Low Center of Gravity

With their low center of gravity rotary engines have an advantage over reciprocating piston engines. We have exploited this benefit by using a special oil pan configuration to make the engine's center of gravity even lower.

Called the "wet sump" layout, it uses a baffle (dividing panel) within the oil pan to prevent oil from collecting on one side during cornering. This makes it possible to use a shallower oil pan. The new oil pan is only about 40 mm thick, about half the thickness of conventional designs.

Reduced Oil Consumption

In a rotary engine, oil is supplied directly to the interior walls of the combustion chamber to lubricate the "apex" and "corner" seals. Engineers kept the paths which supply oil in the RENESIS as small as possible, and we have redesigned the oil supply nozzles to improve their efficiency. With these enhancements, the RENESIS consumes about half as much oil as a conventional rotary engine.

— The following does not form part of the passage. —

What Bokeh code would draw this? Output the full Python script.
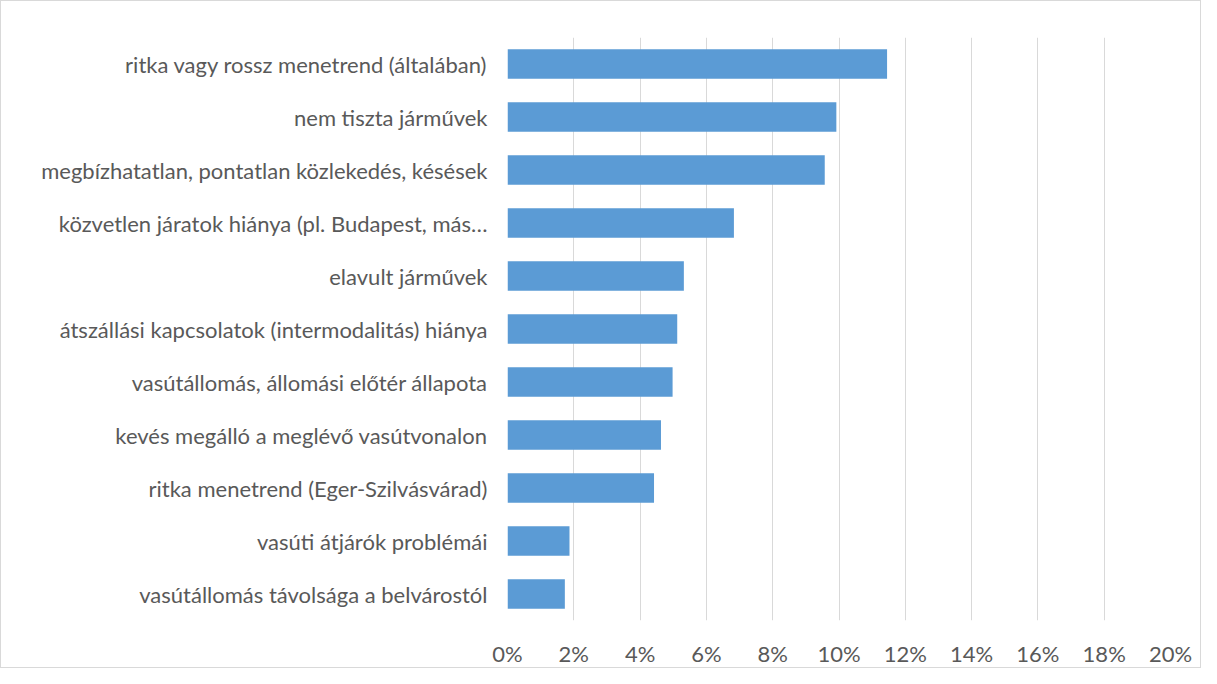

Superb Response and Sound to Thrill the Senses

The RENESIS achieves a sophisticated balance between high revs and high output, on the one hand, and fuel economy and low emissions, on the other. In addition, engineers are working to enhance the performance and to realize the high degree of reliability and durability required in a mass-production sports car. Mazda's engineers wanted to achieve high output in the range of 238 horsepower.

Unlike rotary engines equipped with peripheral exhaust ports, the side layout of the RENESIS produces clear, transparent high tones and powerful low tones. Mazda recognizes engine sound as a key element in any sports car, and engineers are working to ensure that the engine produces a satisfying roar as you depress the accelerator.


Rotary engines by their very nature, tend to operate best at higher rpm. Start your test by shifting based on feel rather than by the numbers on the tachometer. Most likely you will find yourself both shifting and cruising at a higher rpm than usual due to the rotary's unusual smoothness at high rpm.

Such is the smoothness that Mazda has provided an audible "beep" when redline is reached to remind you to shift. Listen for it, as it is easy to reach redline sooner than you expect.